Altweiber in Kaarst Das Rathaus ist in närrischer Hand

Kaarst · Die Möhnen haben am Altweiber-Donnerstag das Rathaus in Kaarst gestürmt und die (leere) Stadtkasse geplündert. Karnevalsprinz Raphael I. Leßmann freut sich auf die kommenden närrischen Tage. Der traditionelle Veedelszug der Matthias-Claudius-Schule wurde abgesagt.

Hat nach dem Rathaussturm das Zepter in der Hand: Prinz Raphael I. Leßmann ist mit seinen 18 Jahren der jüngste Prinz in ganz Nordrhein-Westfalen.

Foto: Wolfgang Walter

Das Kaarster Rathaus ist am Altweiber-Donnerstag für die nächsten Tage in die Hand der Närrinnen und Narren übergegangen. Die Möhnen stürmten um Punkt 11.11 Uhr die Tür zur Rathausgalerie, nahmen den Schlüssel an sich und plünderten die Stadtkasse – die Beute fiel allerdings mager aus, denn die Kassen der Stadt Kaarst sind leer.

Karnevalsprinz Raphael I. hielt eine starke Rede, moderiert wurde die Veranstaltung zur Überraschung vieler vom ehemaligen Kulturamtsleiter Dieter Güsgen. „Ich wurde noch einmal überredet“, sagte er.

Die Stadtkasse wurde in Abwesenheit von Kämmerer Stefan Meuser von Sabrina Thißen, Leiterin des Bereichs Finanzen, und Wirtschaftsförderer Felix Hemmer zwar mit Boxhandschuhen bewacht, am Ende hatten die beiden aber gegen die weibliche Übermacht keine Chance. „Ist denn überhaupt was drin?“, fragte Güsgen nach der Übernahme.
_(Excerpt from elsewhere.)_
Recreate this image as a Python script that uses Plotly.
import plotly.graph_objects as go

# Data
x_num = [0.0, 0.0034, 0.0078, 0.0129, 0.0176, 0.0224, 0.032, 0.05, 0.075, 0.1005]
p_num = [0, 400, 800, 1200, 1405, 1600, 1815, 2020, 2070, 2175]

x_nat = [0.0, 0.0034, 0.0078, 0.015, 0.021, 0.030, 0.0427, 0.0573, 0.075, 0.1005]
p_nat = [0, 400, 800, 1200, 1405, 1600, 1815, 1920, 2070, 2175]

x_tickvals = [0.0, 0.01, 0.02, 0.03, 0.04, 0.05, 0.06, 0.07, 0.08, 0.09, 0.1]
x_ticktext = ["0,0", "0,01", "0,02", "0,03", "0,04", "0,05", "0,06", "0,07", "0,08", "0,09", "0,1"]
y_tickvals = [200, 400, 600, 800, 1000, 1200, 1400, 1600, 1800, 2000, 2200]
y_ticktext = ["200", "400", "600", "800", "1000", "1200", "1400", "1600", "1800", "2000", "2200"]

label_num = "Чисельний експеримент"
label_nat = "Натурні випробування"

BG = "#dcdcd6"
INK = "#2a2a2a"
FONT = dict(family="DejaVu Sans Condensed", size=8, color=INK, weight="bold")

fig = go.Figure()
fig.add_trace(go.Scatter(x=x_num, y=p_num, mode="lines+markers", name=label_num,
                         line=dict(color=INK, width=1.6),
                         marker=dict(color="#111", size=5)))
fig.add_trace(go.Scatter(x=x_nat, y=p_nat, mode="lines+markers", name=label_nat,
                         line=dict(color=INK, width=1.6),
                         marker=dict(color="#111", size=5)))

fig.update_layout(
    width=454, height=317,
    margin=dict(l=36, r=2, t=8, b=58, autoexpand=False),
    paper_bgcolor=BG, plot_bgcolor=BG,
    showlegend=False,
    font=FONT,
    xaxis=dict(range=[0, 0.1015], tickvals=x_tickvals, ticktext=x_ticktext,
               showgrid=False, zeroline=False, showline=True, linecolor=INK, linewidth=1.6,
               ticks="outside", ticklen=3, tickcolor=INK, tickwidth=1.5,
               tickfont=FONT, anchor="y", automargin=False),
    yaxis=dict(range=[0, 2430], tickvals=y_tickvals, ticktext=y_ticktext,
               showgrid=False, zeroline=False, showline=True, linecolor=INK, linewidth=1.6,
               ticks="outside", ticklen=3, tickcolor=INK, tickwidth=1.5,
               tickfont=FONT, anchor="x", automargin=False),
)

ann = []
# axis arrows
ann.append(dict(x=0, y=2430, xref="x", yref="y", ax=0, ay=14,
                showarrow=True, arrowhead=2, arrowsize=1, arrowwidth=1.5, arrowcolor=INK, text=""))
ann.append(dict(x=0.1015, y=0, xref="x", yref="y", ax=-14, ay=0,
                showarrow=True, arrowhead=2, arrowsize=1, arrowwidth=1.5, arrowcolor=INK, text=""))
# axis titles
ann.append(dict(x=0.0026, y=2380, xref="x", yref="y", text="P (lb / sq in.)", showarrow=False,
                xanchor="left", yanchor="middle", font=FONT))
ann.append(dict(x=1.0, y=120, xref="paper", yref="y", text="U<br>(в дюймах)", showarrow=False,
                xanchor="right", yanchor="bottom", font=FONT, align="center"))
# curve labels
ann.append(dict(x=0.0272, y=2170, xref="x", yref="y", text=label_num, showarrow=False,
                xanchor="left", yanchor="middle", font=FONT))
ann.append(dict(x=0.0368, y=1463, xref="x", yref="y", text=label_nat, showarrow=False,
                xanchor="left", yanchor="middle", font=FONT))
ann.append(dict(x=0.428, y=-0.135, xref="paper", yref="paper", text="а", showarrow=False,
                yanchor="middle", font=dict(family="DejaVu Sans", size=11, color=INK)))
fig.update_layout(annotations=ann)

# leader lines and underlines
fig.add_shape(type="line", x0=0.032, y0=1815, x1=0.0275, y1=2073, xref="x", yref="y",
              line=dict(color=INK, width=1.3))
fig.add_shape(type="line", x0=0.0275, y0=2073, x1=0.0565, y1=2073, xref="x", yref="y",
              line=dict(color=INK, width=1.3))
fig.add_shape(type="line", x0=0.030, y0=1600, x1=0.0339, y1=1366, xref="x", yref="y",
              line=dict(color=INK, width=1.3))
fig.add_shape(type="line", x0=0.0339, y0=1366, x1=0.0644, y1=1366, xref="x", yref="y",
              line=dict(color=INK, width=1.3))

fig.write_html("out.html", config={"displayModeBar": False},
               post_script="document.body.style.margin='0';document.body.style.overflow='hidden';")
Mehr als Gummibärchen fanden die Möhnen nicht. „Jetzt weiß ich auch, warum die Stadtparkbrücke noch nicht gebaut ist, das Geld ist futsch“, so Güsgen.
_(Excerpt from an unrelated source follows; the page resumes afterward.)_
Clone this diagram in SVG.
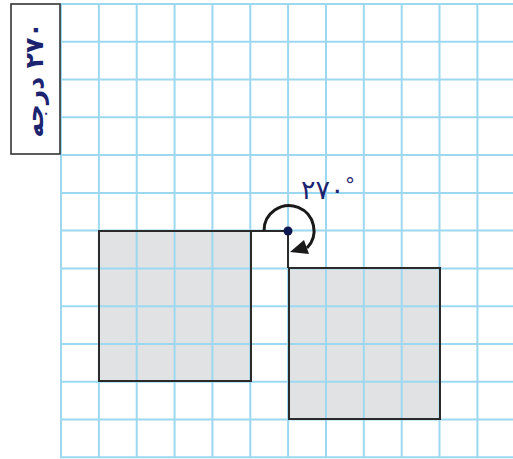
<svg xmlns="http://www.w3.org/2000/svg" width="513" height="459" viewBox="0 0 513 459">
<style>
.grid line{stroke:#9cd8f0;stroke-width:2}
.fill{fill:#e1e2e4;stroke:none}
.edge{fill:none;stroke:#2a2a2a;stroke-width:2}
.num{font-family:"DejaVu Sans",sans-serif;fill:#1c2470}
</style>
<rect width="513" height="459" fill="#ffffff"/>
<g id="shape-fills">
<rect class="fill" x="99" y="231" width="152" height="150"/>
<rect class="fill" x="289" y="268" width="151" height="151"/>
</g>
<g id="grid" class="grid">
<line x1="61" y1="3" x2="61" y2="458"/>
<line x1="98.9" y1="3" x2="98.9" y2="458"/>
<line x1="136.7" y1="3" x2="136.7" y2="458"/>
<line x1="174.6" y1="3" x2="174.6" y2="458"/>
<line x1="212.4" y1="3" x2="212.4" y2="458"/>
<line x1="250.3" y1="3" x2="250.3" y2="458"/>
<line x1="288.1" y1="3" x2="288.1" y2="458"/>
<line x1="326" y1="3" x2="326" y2="458"/>
<line x1="363.8" y1="3" x2="363.8" y2="458"/>
<line x1="401.7" y1="3" x2="401.7" y2="458"/>
<line x1="439.5" y1="3" x2="439.5" y2="458"/>
<line x1="477.4" y1="3" x2="477.4" y2="458"/>
<line x1="60" y1="4" x2="513" y2="4"/>
<line x1="60" y1="41.8" x2="513" y2="41.8"/>
<line x1="60" y1="79.5" x2="513" y2="79.5"/>
<line x1="60" y1="117.3" x2="513" y2="117.3"/>
<line x1="60" y1="155.1" x2="513" y2="155.1"/>
<line x1="60" y1="192.9" x2="513" y2="192.9"/>
<line x1="60" y1="230.6" x2="513" y2="230.6"/>
<line x1="60" y1="268.4" x2="513" y2="268.4"/>
<line x1="60" y1="306.2" x2="513" y2="306.2"/>
<line x1="60" y1="343.9" x2="513" y2="343.9"/>
<line x1="60" y1="381.7" x2="513" y2="381.7"/>
<line x1="60" y1="419.5" x2="513" y2="419.5"/>
<line x1="60" y1="457.2" x2="513" y2="457.2"/>
</g>
<g id="label">
<rect x="11" y="4" width="49" height="150" fill="#ffffff" stroke="#333333" stroke-width="1.6"/>
<text class="num" transform="translate(43,80) rotate(-90)" text-anchor="middle" font-size="25" font-weight="bold" direction="rtl" style="direction:rtl">۲۷۰ درجه</text>
</g>
<g id="square-original">
<path class="edge" d="M251,381 L251,231 M99,231 L288,231 L288,268"/>
<rect class="edge" x="99" y="231" width="152" height="150"/>
</g>
<g id="square-rotated">
<rect class="edge" x="289" y="268" width="151" height="151"/>
</g>
<g id="connectors">
<path d="M264,231 A25,25 0 1 1 307,248" fill="none" stroke="#1a1a1a" stroke-width="3"/>
<polygon points="290,252 304,240 309,254" fill="#1a1a1a"/>
</g>
<g id="pivot">
<circle cx="288" cy="231" r="4.5" fill="#0e1850"/>
</g>
<g id="angle-label">
<text class="num" x="301" y="199" font-size="27">۲۷۰</text>
<text class="num" x="345" y="192" font-size="20">°</text>
</g>
</svg>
Bürgermeisterin Ursula Baum erkläre zur leeren Stadtkasse: „Den Schlüssel kann ich Euch wohl geben, über die Kasse müssen wir reden. Kein Cent ist drin, es ist zum Fluchen. Guckt nur rein, es hilft kein Suchen.“ Dann schlug sie eine – nicht ganz ernst gemeinte – Lösung vor: Die Erhebung einer „Helau“-Steuer. Das kam bei den rund 150 Närrinnen und Narren, die in der recht kalten Rathausgalerie mitfeierten, nicht so gut an, der Vorschlag wurde mit Buh-Rufen quittiert. Einen Seitenhieb erlaubte sich die erste Bürgerin der Stadt gegenüber denjenigen, die nicht zu dem stehen, was sie sagen: „Engagement erfordert immer ein Gesicht, wer für etwas einsteht, tut das lieber im Licht“. Dem Karnevalsprinzen wünschte sie für den Rosenmontagszug in Büttgen „30 Grad mit Sonnenschein“. Träumen dürfe ja noch erlaubt sein, schob sie hinterher. Sie lobte ihn für seine Haltung zu politischen Themen.

Prinz Raphael I. wurde wie
oft in seiner Amtszeit politisch

Raphael I. Leßmann selbst schwärmte von der bisherigen Zeit als Prinz. Die über 100 Auftritte in 90 Tagen seien zwar anstrengend gewesen, gleichzeitig aber auch eine „wunderschöne Zeit“. Was denn sein wichtigster Auftritt war, fragte Güsgen den Prinzen: „Für mich der wichtigste Auftritt war auf der tollen Demonstration in Kaarst“, sagte er. Dann wurde der Prinz wie schon bei vielen anderen Reden während seiner Amtszeit politisch. „Unsere Nation hat sich vor Jahrzehnten eine Sache gegeben: Einigkeit, Recht und Freiheit. Im ersten Artikel unserer Verfassung steht, dass die Würde des Menschen unantastbar ist. Wenn aber diese Werte und unsere Demokratie angegriffen werden, indem auf einer Konferenz führende AfD-Politiker und Rechtsextreme die Deportation von Hunderttausenden Menschen planen, ist es nicht fünf vor zwölf, sondern fünf vor 33. Das darf nicht passieren“, so der Prinz. Der traditionelle Veedelszug der Matthias-Claudius-Schule vor dem Rathaussturm wurde zum Leidwesen der Schülerinnen und Schüler kurzfristig wetterbedingt abgesagt. Aber auf den Prinzen und die Bürgermeisterin mussten die Lehrer und Schüler nicht verzichten: Sie besuchten die Schule, ehe im Rathaus die erste Karnevalsparty der närrischen Tage begann.